# TASK OBJECTIVE:
Emit the data below verbatim, stripping out any pictures.

# PROVIDED DATA:
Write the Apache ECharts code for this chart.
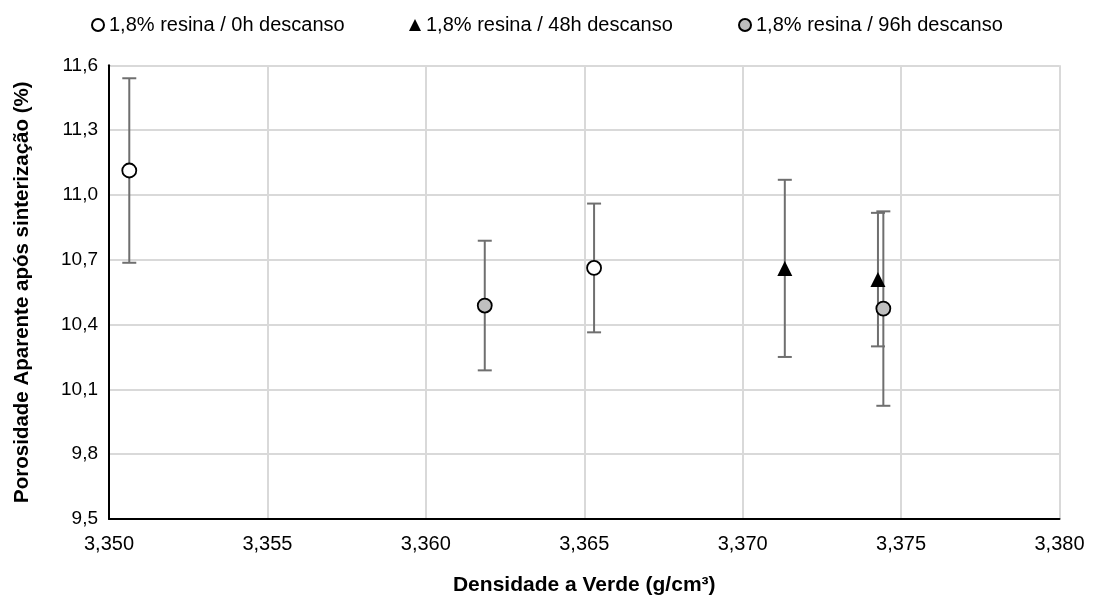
<!DOCTYPE html>
<html>
<head>
<meta charset="utf-8">
<script src="https://cdn.jsdelivr.net/npm/echarts@6/dist/echarts.min.js"></script>
<style>
  html, body { margin: 0; padding: 0; background: #fff; }
  #chart { width: 1096px; height: 601px; }
</style>
</head>
<body>
<div id="chart"></div>
<script>
// Green density (g/cm³) vs. apparent porosity after sintering (%), with ± error
const seriesNames = [
  '1,8% resina / 0h descanso',
  '1,8% resina / 48h descanso',
  '1,8% resina / 96h descanso'
];

const density0h = [3.35064, 3.36531];
const porosity0h = [11.113, 10.662];
const error0h = [0.427, 0.298];

const density48h = [3.37133, 3.37427];
const porosity48h = [10.66, 10.608];
const error48h = [0.41, 0.309];

const density96h = [3.36186, 3.37444];
const porosity96h = [10.488, 10.474];
const error96h = [0.30, 0.45];

const xTicks = { min: 3.350, max: 3.380, step: 0.005 };
const yTicks = { min: 9.5, max: 11.6, step: 0.3 };

const FONT = '"Liberation Sans", "Noto Sans", sans-serif';

function points(xs, ys, es) {
  return xs.map((x, i) => [x, ys[i], es[i]]);
}

// vertical error bar with end caps
function errorBar(params, api) {
  const x = api.value(0), y = api.value(1), e = api.value(2);
  const top = api.coord([x, y + e]);
  const bot = api.coord([x, y - e]);
  const half = 7;
  const style = { stroke: '#6f6f6f', lineWidth: 2 };
  return {
    type: 'group',
    children: [
      { type: 'line', shape: { x1: top[0], y1: top[1], x2: bot[0], y2: bot[1] }, style },
      { type: 'line', shape: { x1: top[0] - half, y1: top[1], x2: top[0] + half, y2: top[1] }, style },
      { type: 'line', shape: { x1: bot[0] - half, y1: bot[1], x2: bot[0] + half, y2: bot[1] }, style }
    ]
  };
}

const groups = [
  { name: seriesNames[0], data: points(density0h, porosity0h, error0h),
    symbol: 'circle', size: 14, color: '#ffffff', border: '#000000' },
  { name: seriesNames[1], data: points(density48h, porosity48h, error48h),
    symbol: 'triangle', size: 15, color: '#000000', border: '#000000' },
  { name: seriesNames[2], data: points(density96h, porosity96h, error96h),
    symbol: 'circle', size: 14, color: '#bfbfbf', border: '#000000' }
];

const series = [];
groups.forEach(g => {
  series.push({
    type: 'custom',
    name: g.name + ' erro',
    renderItem: errorBar,
    data: g.data,
    z: 2,
    silent: true
  });
});
groups.forEach(g => {
  series.push({
    type: 'scatter',
    name: g.name,
    data: g.data,
    symbol: g.symbol,
    symbolSize: g.size,
    itemStyle: { color: g.color, borderColor: g.border, borderWidth: g.symbol === 'triangle' ? 0 : 1.8, opacity: 1 },
    z: 5
  });
});

const legendLefts = [86, 404, 733];
const legends = groups.map((g, i) => ({
  data: [{ name: g.name, icon: g.symbol === 'triangle' ? 'triangle' : 'circle' }],
  left: legendLefts[i],
  top: 10,
  itemWidth: 12,
  itemHeight: 12,
  itemGap: 4,
  textStyle: { fontFamily: FONT, fontSize: 20, color: '#000' },
  selectedMode: false
}));

const chart = echarts.init(document.getElementById('chart'), null, { renderer: 'canvas' });
chart.setOption({
  backgroundColor: '#ffffff',
  animation: false,
  legend: legends,
  grid: { left: 109, right: 36.5, top: 65.3, bottom: 80.7, containLabel: false },
  xAxis: {
    type: 'value',
    min: xTicks.min, max: xTicks.max, interval: xTicks.step,
    name: 'Densidade a Verde (g/cm³)',
    nameLocation: 'middle',
    nameGap: 56,
    nameTextStyle: { fontFamily: FONT, fontSize: 21, fontWeight: 'bold', color: '#000' },
    axisLine: { show: true, onZero: false, lineStyle: { color: '#000', width: 2 } },
    axisTick: { show: false },
    axisLabel: {
      margin: 15,
      fontFamily: FONT, fontSize: 20, color: '#000',
      formatter: v => v.toFixed(3).replace('.', ',')
    },
    splitLine: { show: true, lineStyle: { color: '#d9d9d9', width: 2 } }
  },
  yAxis: {
    type: 'value',
    min: yTicks.min, max: yTicks.max, interval: yTicks.step,
    name: 'Porosidade Aparente após sinterização (%)',
    nameLocation: 'middle',
    nameGap: 76,
    nameTextStyle: { fontFamily: FONT, fontSize: 20.5, fontWeight: 'bold', color: '#000' },
    axisLine: { show: true, onZero: false, lineStyle: { color: '#000', width: 2 } },
    axisTick: { show: false },
    axisLabel: {
      margin: 11,
      fontFamily: FONT, fontSize: 19, color: '#000',
      formatter: v => v.toFixed(1).replace('.', ',')
    },
    splitLine: { show: true, lineStyle: { color: '#d9d9d9', width: 2 } }
  },
  series: series
});
</script>
</body>
</html>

# FINISHED ANSWER:
Write the Apache ECharts code for this chart.
<!DOCTYPE html>
<html>
<head>
<meta charset="utf-8">
<script src="https://cdn.jsdelivr.net/npm/echarts@6/dist/echarts.min.js"></script>
<style>
  html, body { margin: 0; padding: 0; background: #fff; }
  #chart { width: 1096px; height: 601px; }
</style>
</head>
<body>
<div id="chart"></div>
<script>
// Green density (g/cm³) vs. apparent porosity after sintering (%), with ± error
const seriesNames = [
  '1,8% resina / 0h descanso',
  '1,8% resina / 48h descanso',
  '1,8% resina / 96h descanso'
];

const density0h = [3.35064, 3.36531];
const porosity0h = [11.113, 10.662];
const error0h = [0.427, 0.298];

const density48h = [3.37133, 3.37427];
const porosity48h = [10.66, 10.608];
const error48h = [0.41, 0.309];

const density96h = [3.36186, 3.37444];
const porosity96h = [10.488, 10.474];
const error96h = [0.30, 0.45];

const xTicks = { min: 3.350, max: 3.380, step: 0.005 };
const yTicks = { min: 9.5, max: 11.6, step: 0.3 };

const FONT = '"Liberation Sans", "Noto Sans", sans-serif';

function points(xs, ys, es) {
  return xs.map((x, i) => [x, ys[i], es[i]]);
}

// vertical error bar with end caps
function errorBar(params, api) {
  const x = api.value(0), y = api.value(1), e = api.value(2);
  const top = api.coord([x, y + e]);
  const bot = api.coord([x, y - e]);
  const half = 7;
  const style = { stroke: '#6f6f6f', lineWidth: 2 };
  return {
    type: 'group',
    children: [
      { type: 'line', shape: { x1: top[0], y1: top[1], x2: bot[0], y2: bot[1] }, style },
      { type: 'line', shape: { x1: top[0] - half, y1: top[1], x2: top[0] + half, y2: top[1] }, style },
      { type: 'line', shape: { x1: bot[0] - half, y1: bot[1], x2: bot[0] + half, y2: bot[1] }, style }
    ]
  };
}

const groups = [
  { name: seriesNames[0], data: points(density0h, porosity0h, error0h),
    symbol: 'circle', size: 14, color: '#ffffff', border: '#000000' },
  { name: seriesNames[1], data: points(density48h, porosity48h, error48h),
    symbol: 'triangle', size: 15, color: '#000000', border: '#000000' },
  { name: seriesNames[2], data: points(density96h, porosity96h, error96h),
    symbol: 'circle', size: 14, color: '#bfbfbf', border: '#000000' }
];

const series = [];
groups.forEach(g => {
  series.push({
    type: 'custom',
    name: g.name + ' erro',
    renderItem: errorBar,
    data: g.data,
    z: 2,
    silent: true
  });
});
groups.forEach(g => {
  series.push({
    type: 'scatter',
    name: g.name,
    data: g.data,
    symbol: g.symbol,
    symbolSize: g.size,
    itemStyle: { color: g.color, borderColor: g.border, borderWidth: g.symbol === 'triangle' ? 0 : 1.8, opacity: 1 },
    z: 5
  });
});

const legendLefts = [86, 404, 733];
const legends = groups.map((g, i) => ({
  data: [{ name: g.name, icon: g.symbol === 'triangle' ? 'triangle' : 'circle' }],
  left: legendLefts[i],
  top: 10,
  itemWidth: 12,
  itemHeight: 12,
  itemGap: 4,
  textStyle: { fontFamily: FONT, fontSize: 20, color: '#000' },
  selectedMode: false
}));

const chart = echarts.init(document.getElementById('chart'), null, { renderer: 'canvas' });
chart.setOption({
  backgroundColor: '#ffffff',
  animation: false,
  legend: legends,
  grid: { left: 109, right: 36.5, top: 65.3, bottom: 80.7, containLabel: false },
  xAxis: {
    type: 'value',
    min: xTicks.min, max: xTicks.max, interval: xTicks.step,
    name: 'Densidade a Verde (g/cm³)',
    nameLocation: 'middle',
    nameGap: 56,
    nameTextStyle: { fontFamily: FONT, fontSize: 21, fontWeight: 'bold', color: '#000' },
    axisLine: { show: true, onZero: false, lineStyle: { color: '#000', width: 2 } },
    axisTick: { show: false },
    axisLabel: {
      margin: 15,
      fontFamily: FONT, fontSize: 20, color: '#000',
      formatter: v => v.toFixed(3).replace('.', ',')
    },
    splitLine: { show: true, lineStyle: { color: '#d9d9d9', width: 2 } }
  },
  yAxis: {
    type: 'value',
    min: yTicks.min, max: yTicks.max, interval: yTicks.step,
    name: 'Porosidade Aparente após sinterização (%)',
    nameLocation: 'middle',
    nameGap: 76,
    nameTextStyle: { fontFamily: FONT, fontSize: 20.5, fontWeight: 'bold', color: '#000' },
    axisLine: { show: true, onZero: false, lineStyle: { color: '#000', width: 2 } },
    axisTick: { show: false },
    axisLabel: {
      margin: 11,
      fontFamily: FONT, fontSize: 19, color: '#000',
      formatter: v => v.toFixed(1).replace('.', ',')
    },
    splitLine: { show: true, lineStyle: { color: '#d9d9d9', width: 2 } }
  },
  series: series
});
</script>
</body>
</html>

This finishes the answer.